A TEXTILE TALES tribute to Phyllida Barlow
Celebrating the British sculptor who sadly passed away this week.
“My relationship with sculpture has to be adventurous… almost on the edge of being out of my control”
“I like to use chance to allow accidents and mistakes to become part of what I’m doing. Impractical. Illogical. Not a nice tidy thing that comes out of a box.”
“It’s that notion of gravity pulling on things, making things collapse, and that potential to collapse.”
“My grandmother had a cupboard under the stairs and she kept every single thing that could possibly be re-used - everything was of value. I’ve been using the same materials for about 50 years. Mixing up industrial with domestic materials. Taking the ordinary and seeing it as extraordinary.”
“The actions and incidents of how things collapse, deteriorate and become repaired are great metaphors for the human condition.”
From The Guardian:
For years, Barlow worked alone and unrecognised, making sculptures while her beloved children were at school, that no one would ever see, out of binbags or whatever she could find, often treating her materials with a certain fury. “There was a lot of binding and tying and dipping and crushing,” she told me.
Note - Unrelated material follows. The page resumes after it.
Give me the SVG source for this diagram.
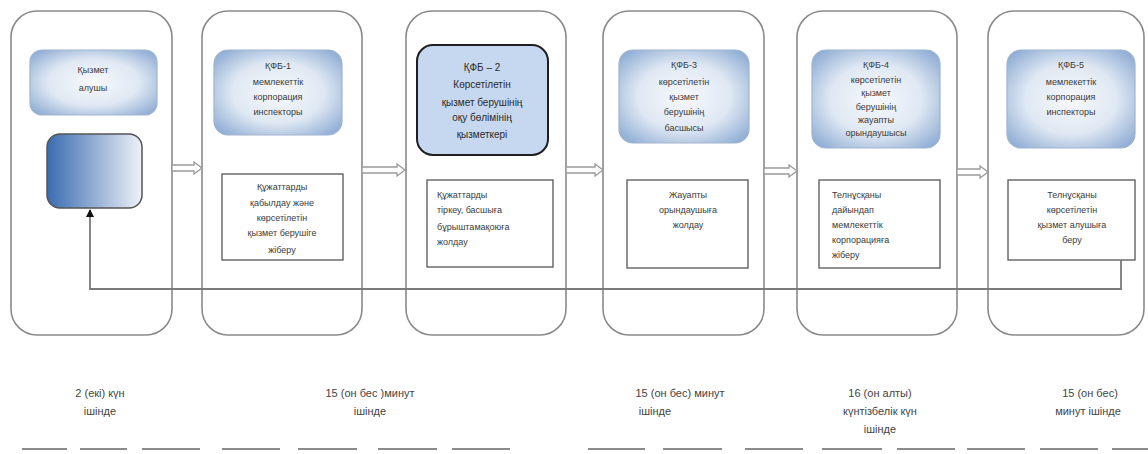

It was only after her retirement from teaching that she was “discovered” by the fashionable art world, and picked up by a large commercial gallery. Invitations to exhibit and commissions flooded in.
She grasped these late opportunities of her 60s and 70s energetically, producing work on a gloriously massive scale, work that was unabashed, anything but polite; work that prodded and argued with and pretty much elbowed aside the graceful patriarchal sculpture halls in which she built it.
I hope this leads you into a Phyllida Barlow deep dive. This is a lovely video if you have a spare 30 minutes.
Thanks for introducing her to me!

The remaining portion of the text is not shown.